Societea II - Tea, Time & Interiors
Exhibition continues 15 - 31 July 2010
In the seventh exhibition of the SUPER ESTATE PROJECTS, British artist, Camilla Brueton, extends her body of work on examining the relationship between people and architecture. Resulting in a series of drawings and photographic montages that highlight how the individual lives and makes their mark within the uniformity of high-density housing. The living spaces within Golden Lane Estate are compact but thoughtfully designed. A change in flooring delineates an ‘indoor balcony’ within some studio flats, doors slide rather than open in places, light and air flow through.
Fifty years on from their original conception the design of Golden Lane Estate is still relevant to contemporary living, and Brueton’s work goes some way towards celebrating and highlighting these design features. This exhibition follows on from ‘Societea’, a 2-week community event last summer which transformed the gallery into a ‘tea-hut’, exchanging tea and homemade cake for conversation with the residents of the estate. In the run up to ‘Societea II: Tea, Time and Interiors’, Brueton has turned the tables this time and invited herself round to people’s homes for a cup of tea and a chat exploring how they live, what they think about their space and the Estate, and giving her the chance to document the layout of their living space.
Focusing mainly on studio flats, where intelligent design is paramount due to the limitations of space, Brueton explored resident’s living rooms, the primary social space within a flat. This is where you eat, socialise, and the place you welcome visitors to, in effect the most ‘public’ area of your home. Using photography Brueton captures the different styles, layouts, tastes and personality’s residents project into this space allowing the viewer to get a glimpse into the duo personal and private life of a home. Scratching beneath the uniform exterior of high-density housing, Brueton has been privileged in seeing what it looks like behind some of the colorful front doors of the estate.

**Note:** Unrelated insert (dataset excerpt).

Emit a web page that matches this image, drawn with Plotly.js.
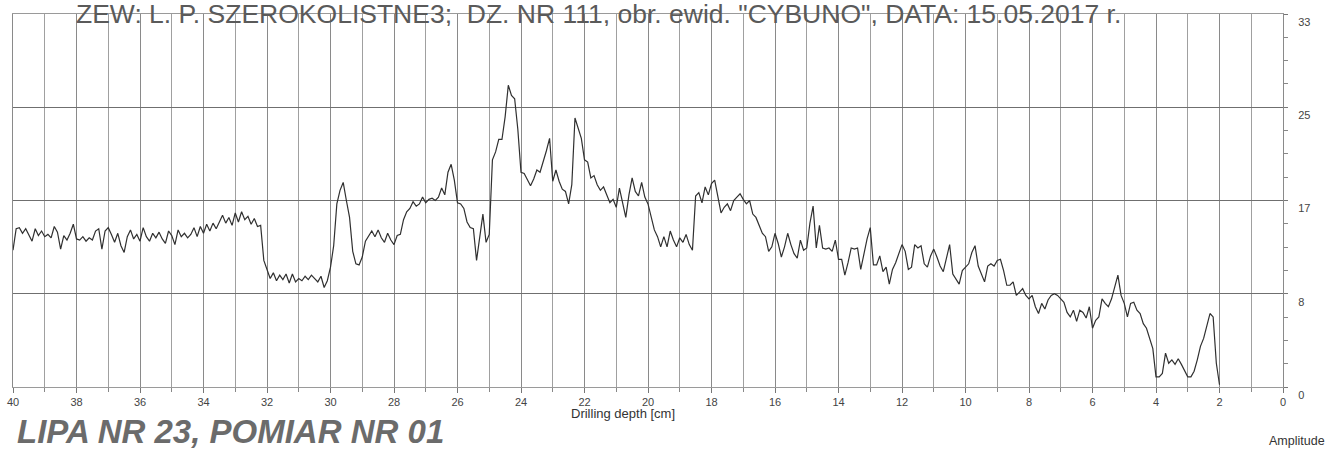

Brueton has also produced a series of delicately hand drawn ‘maps’ of various flats visited during her residency. Using mapping extensively in her work, Brueton exploits a system already inherent within our visual vocabulary (a floor plan, a metro map …) to communicate something of the way space is actually used by people and capture an essence of a place, time and activity beyond typical cartography.
Previous examples include a project mapping the use of the Mexico City metro as a site for exchange (beggars, buskers, health care professionals immunising children, political activists spreading the word…), and a large scale text map capturing a snapshot of Roman Road in East London (a vibrant mix of constantly changing shops juxtaposed with businesses which have been in families for generations) and its history, as told by its shopkeepers. Using architects drawings and detailed floor plan as a starting point, Brueton’s maps draw attention to the realities of living compactly and contrast the architect’s imagined spaces with the realities of cotemporary habitation.